The duty which rests upon our government and army is to defeat the rebel forces in the field, as the surest, and, in fact, the only means of crushing the rebellion. It is not their interest nor their duty to interfere with the established laws of labor in the States in which they happen to come. With this we have nothing to do. The President’s proclamation of general emancipation has had no effect upon these immutable laws, and it is idle to suppose that the enrolment of a few negro regiments could effect such a sweeping change. Different kinds of labor are suitable to different climes and countries, and it is sheer folly to attempt to subvert the lessons of long and salutary experience. We may as well attempt to overturn the laws of marriage, of civil rights, of property, of gravitation itself, as to strike at the foundation of the laws that regulate labor. The slaves of the South for a hundred years have been in the condition of dependents on the superior intelligence of the white race; they have been cared for and kindly guarded in sickness and in health; and, though there have been some instances in which brutal owners have brought odium on the patriarchal relations of master and servant, in the majority of cases the negro has been largely benefited. Any interference on our party with this long established system of Southern labor can only bring disaster to ourselves, and more misery and wretchedness to the unfortunate slaves than they have ever dreamt of in their masters’ service.

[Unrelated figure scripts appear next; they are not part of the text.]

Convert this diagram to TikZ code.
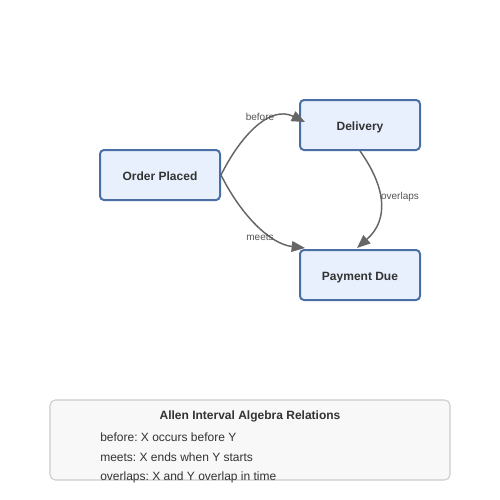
\documentclass[tikz,border=0pt]{standalone}
\usepackage{fontspec}
\setmainfont{Liberation Sans}
\frenchspacing
\usetikzlibrary{arrows.meta,calc}
\definecolor{nodefill}{HTML}{E8F0FE}
\definecolor{nodeborder}{HTML}{4A6FA5}
\definecolor{edgecol}{HTML}{666666}
\definecolor{labelcol}{HTML}{555555}
\definecolor{textcol}{HTML}{333333}
\definecolor{legfill}{HTML}{F8F8F8}
\definecolor{legborder}{HTML}{CCCCCC}
\tikzset{
  statebox/.style={draw=nodeborder, fill=nodefill, line width=1.5pt, rounded corners=3pt,
    minimum width=90pt, minimum height=37.5pt, inner sep=0pt, text height=8pt, text depth=0pt,
    font=\fontsize{9}{11}\selectfont\bfseries, text=textcol},
  rel/.style={draw=edgecol, line width=1.1pt, -{Triangle[length=10pt,width=8pt]}},
  rellabel/.style={font=\fontsize{7.5}{9}\selectfont, text=labelcol, inner sep=0pt},
  legtext/.style={font=\fontsize{9}{11}\selectfont, text=textcol, inner sep=0pt, anchor=west},
}
\begin{document}
\begin{tikzpicture}[x=0.75pt,y=-0.75pt]
\useasboundingbox (0,0) rectangle (500,500);
\fill[white] (0,0) rectangle (500,500);
\node[statebox] (op) at (160,175) {Order Placed};
\node[statebox] (del) at (360,125) {Delivery};
\node[statebox] (pay) at (360,275) {Payment Due};
\draw[rel] (op.east) .. controls +(20,-40) and +(-35,-17) .. ([shift={(6,-3)}]del.west);
\draw[rel] (op.east) .. controls +(20,40) and +(-35,-4) .. ([shift={(6,-1)}]pay.north west);
\draw[rel] (del.south) .. controls +(25,35) and +(33,-29) .. ([shift={(-3,-1)}]pay.north);
\node[rellabel] (lb) at (260,117) {before};
\node[rellabel] (lm) at (260,237) {meets};
\node[rellabel] (lo) at (400,197) {overlaps};
\node[draw=legborder, fill=legfill, line width=0.8pt, rounded corners=4pt,
  minimum width=300pt, minimum height=60pt, inner sep=0pt] (leg) at (250,440) {};
\node[font=\fontsize{9}{11}\selectfont\bfseries, text=textcol, inner sep=0pt] (lt) at (250,416) {Allen Interval Algebra Relations};
\node[legtext] (l1) at (100,437) {before: X occurs before Y};
\node[legtext] (l2) at (100,457) {meets: X ends when Y starts};
\node[legtext] (l3) at (100,477) {overlaps: X and Y overlap in time};
\end{tikzpicture}
\end{document}
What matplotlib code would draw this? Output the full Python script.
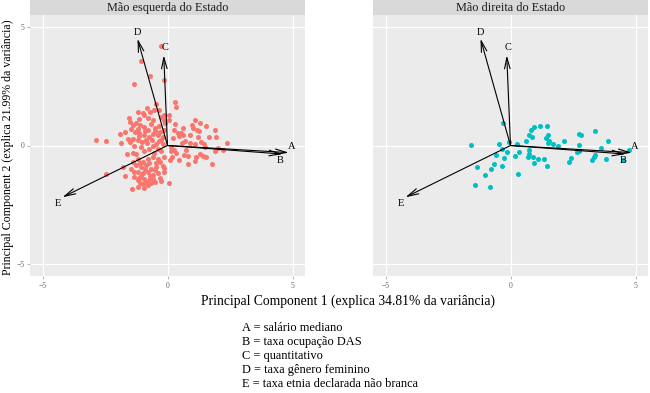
import matplotlib
matplotlib.use("Agg")
import matplotlib.pyplot as plt

plt.rcParams['font.family'] = ['Liberation Serif', 'DejaVu Serif']

# PC scores, left panel ("Mão esquerda do Estado")
esq_x = [-0.27, -1.06, -0.69, -1.33, -0.16, 0.31, 0.33, -2.87, -2.45, -1.9, -1.88, -2.45, -1.78,
         -1.69, -1.44, -1.2, 0.04,
         0.97, 1.1, 1.02, 1.16, 1.24, 1.54, 1.9, 1.94, 2.39, 2.23, 1.88, 1.76, 1.46, 1.33, 1.1, 0.89,
         0.59, 0.53, 0.4, 0.6, 0.27, 0.47, 0.73, 0.8, 0.64, 0.82, 1.12, 1.1, 1.3, 1.4, 1.49, 1.52,
         0.15, 0.13, 0.16,
         -1.56, -1.2, -0.84, -1.13, -0.93, -0.77, -0.6, -0.47, -0.33, -0.13, 0.04, 0.07, -0.16,
         -1.4, -1.09, -0.93, -0.77, -0.52, -0.33, -0.13, -1.29, -1.13, -0.96, -0.76, -0.6, -0.4,
         -0.27, -1.4, -1.6, -1.2, -1.02, -0.82, -0.64, -0.45, -0.2, -1.33, -1.06, -0.74, -0.4,
         -1.62, -1.4,
         -1.2, -1.0, -0.8, -0.6, -0.4, -0.13, -1.26, -1.06, -0.86, -0.66, -0.47, -0.2, -1.2, -1.0,
         -0.8, -0.6, -0.4, -0.13, -1.13, -0.93, -0.73, -0.5, -1.0, -0.8, -1.1, -1.33, -1.46, -1.4,
         -1.5, -1.25, -1.0, -0.7, -0.55, -0.25, -0.1, -1.45, -1.2, -0.65, -0.3, -0.2, -1.7, -0.9,
         -0.5, -1.15, -0.85, -0.35, -1.5, -0.6, -0.95, -0.25, -1.25, -0.55,
         -1.1, -0.75, -0.3, -0.9, -0.5, -1.05, -0.7, -0.3, -0.85, -0.65, -1.2, -0.95, -0.6, -0.15,
         -0.45, -1.35, -0.25, 0.1, 0.25, 0.2,
         0.3, 0.9, 0.7, 1.2, 0.35, 0.45, 1.3, 2.0, 1.65, 0.6]
esq_y = [4.18, 3.55, 2.92, 2.61, 2.75, 1.84, 1.63, 0.22, 0.17, 0.48, 0.11, -1.21, -0.9,
         -1.29, -1.82, -1.77, -1.56,
         0.88, 1.09, 0.72, 0.65, 0.62, 0.81, 0.67, 0.36, 0.11, -0.2, -0.24, -0.76, 0.06, 0.15, 0.06,
         0.11, 0.11, 0.53, 0.53, 0.43, 0.65, 0.39, -0.2, -0.43, -0.41, -0.76, -0.48, -0.67, -0.36,
         -0.45, -0.08, -0.5,
         -0.06, -0.25, -0.48,
         1.18, 1.42, 1.6, 1.11, 1.28, 1.18, 1.09, 1.74, 1.49, 1.28, 1.28, 1.07, 1.07,
         0.86, 0.88, 0.79, 0.67, 0.72, 0.81, 0.65, 0.58, 0.53, 0.43, 0.36, 0.48, 0.43,
         0.25, 0.29, 0.29, 0.22, 0.15, 0.11, 0.22, 0.06, 0.08, -0.01, -0.06, -0.13, -0.13,
         -0.34, -0.31,
         -0.59, -0.69, -0.59, -0.48, -0.59, -0.48, -0.83, -0.9, -0.83, -0.97, -0.9, -0.87, -1.11,
         -1.18, -1.11, -1.25, -1.18, -1.11, -1.39, -1.43, -1.46, -1.53, -1.64, -1.67, -1.57, -1.32,
         -0.97, -0.69,
         1.0, 0.95, 1.35, 1.4, 1.5, 1.2, 0.95, 0.7, 0.7, 0.9, 0.55, 0.35, 0.55, 0.6,
         0.62, 0.38, 0.25, 0.18, 0.15, 0.0, -0.25, -0.25, -0.35, -0.3,
         -0.75, -0.72, -0.7, -1.0, -1.05, -1.28, -1.3, -1.35, -1.55, -1.6, -1.45, -1.78, -1.4, -0.95,
         -0.75, -1.1, -1.5, -0.6, -0.2, 0.3,
         0.9, 0.45, 0.2, 0.35, -0.3, -0.6, 0.95, -0.1, 0.35, 0.75]

# PC scores, right panel ("Mão direita do Estado")
dir_x = [-1.57, -0.29, -0.47, -0.07, -0.35, -0.6, -0.16, -0.27, 0.27, 0.33, 0.17, 0.29, -1.33,
         -0.68, -0.78, -1.02, -0.36, -1.44, -0.81, 0.6, 0.73, 0.81, 0.94, 1.16, 1.44, 0.84, 1.4,
         1.49, 1.53, 1.48, 1.7, 1.9, 2.14, 0.73, 0.74, 0.69, 0.89, 1.1, 1.32, 0.94, 1.44, 2.33,
         2.43, 2.67, 2.73, 2.75, 2.8, 3.39, 3.9, 3.63, 3.39, 3.34, 3.26, 3.82, 2.73, 4.48, 4.72]
dir_y = [0.04, 0.93, 0.07, 0.14, -0.14, -0.42, -0.27, -0.52, 0.07, -0.28, -0.46, -1.19, -0.91,
         -0.77, -1.01, -1.26, -0.87, -1.67, -1.74, 0.2, 0.45, 0.67, 0.76, 0.84, 0.81, 0.36, 0.31,
         0.46, 0.2, 0.11, 0.06, -0.03, 0.17, -0.2, -0.34, -0.5, -0.49, -0.56, -0.56, -0.74, -0.87,
         -0.7, -0.52, -0.28, 0.01, 0.48, 0.43, 0.6, 0.18, -0.11, -0.41, -0.48, -0.62, -0.59, -0.24,
         -0.62, -0.2]

# loadings (arrow tips) and label positions
var_names = ['A', 'B', 'C', 'D', 'E']
load_x = [4.85, 4.6, -0.15, -1.2, -4.2]
load_y = [-0.3, -0.36, 3.8, 4.5, -2.18]
lab_x = [4.97, 4.5, -0.1, -1.2, -4.4]
lab_y = [-0.05, -0.62, 4.15, 4.78, -2.44]

panels = ['Mão esquerda do Estado', 'Mão direita do Estado']
colors = ['#F8766D', '#00BFC4']
legend_lines = ['A = salário mediano', 'B = taxa ocupação DAS', 'C = quantitativo',
                'D = taxa gênero feminino', 'E = taxa etnia declarada não branca']

W, H = 650, 393
fig = plt.figure(figsize=(W / 100, H / 100), dpi=100)


def px_axes(x0, y0, x1, y1):
    # pixel box (top-left origin) -> figure axes
    return fig.add_axes([x0 / W, 1 - y1 / H, (x1 - x0) / W, (y1 - y0) / H])


boxes = [(30, 305), (373, 648)]
for i, (title, col, xs, ys) in enumerate(zip(panels, colors, [esq_x, dir_x], [esq_y, dir_y])):
    x0, x1 = boxes[i]
    ax = px_axes(x0, 15, x1, 276)
    ax.set_facecolor('#EBEBEB')
    ax.set_xlim(-5.5, 5.5)
    ax.set_ylim(-5.5, 5.5)
    ax.set_xticks([-5, 0, 5])
    ax.set_yticks([-5, 0, 5])
    ax.grid(True, color='white', lw=0.9)
    ax.set_axisbelow(True)
    for s in ax.spines.values():
        s.set_visible(False)
    ax.tick_params(length=2, width=0.5, color='#999999', labelsize=5.5,
                   labelcolor='#666666', pad=2)
    if i == 1:
        ax.tick_params(axis='y', left=False, labelleft=False)
    ax.scatter(xs, ys, s=13, color=col, linewidths=0, zorder=3)
    for n, lx, ly, tx, ty in zip(var_names, load_x, load_y, lab_x, lab_y):
        ax.annotate('', xy=(lx, ly), xytext=(0, 0),
                    arrowprops=dict(arrowstyle='->,head_length=0.8,head_width=0.2',
                                    lw=0.8, color='black', shrinkA=0, shrinkB=0), zorder=4)
        ax.text(tx, ty, n, fontsize=7.5, ha='center', va='center', zorder=5)

    strip = px_axes(x0, 0, x1, 15)
    strip.set_facecolor('#D9D9D9')
    strip.set_xticks([])
    strip.set_yticks([])
    for s in strip.spines.values():
        s.set_visible(False)
    strip.text(0.5, 0.45, title, ha='center', va='center', fontsize=8.8, color='#1A1A1A',
               transform=strip.transAxes)

fig.text(348 / W, 1 - 301 / H, 'Principal Component 1 (explica 34.81% da variância)',
         ha='center', va='center', fontsize=9.8)
fig.text(8 / W, 1 - 147 / H, 'Principal Component 2 (explica 21.99% da variância)',
         ha='center', va='center', rotation=90, fontsize=8.6)

for k, line in enumerate(legend_lines):
    fig.text(242 / W, 1 - (328 + k * 14.0) / H, line, ha='left', va='center', fontsize=8.9)

fig.savefig('out.png', dpi=100)
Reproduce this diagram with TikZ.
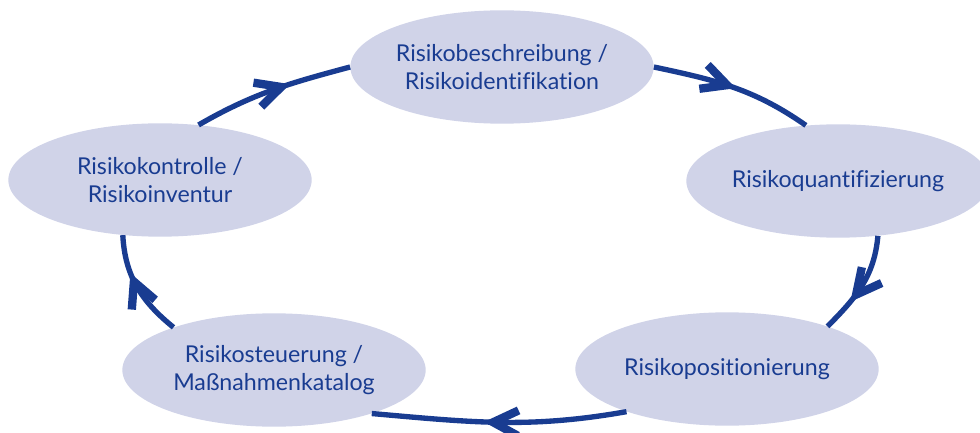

Let the government, therefore, set its face firmly against the further organization of negro regiments, and let our generals and other officers turn their attention to the solemn duties now resting upon them – to defeat the rebels and scatter their armies. We know that with the gradual advance of the federal army large numbers of negroes will be thrown upon their hands; but these people can be serviceably employed in a variety of ways – on the trenches, in erecting fortifications, in ploughing up the fields for cultivation, and in ministering to the many other wants of the advancing army. Let their services be employed in any way; but to enroll them as soldiers is to demoralize the regular army and to increase the difficulties we would avoid.
When the rebellion is over; when the rebel armies are destroyed, if it must be so; when peace returns to the land, and the calm, sober second thought of the people shall take the place of the dreadful passions now agitating North and South, then the States themselves can coolly take up the question of labor, and discuss and decide it; for there is no power out of the independent States to pass upon it.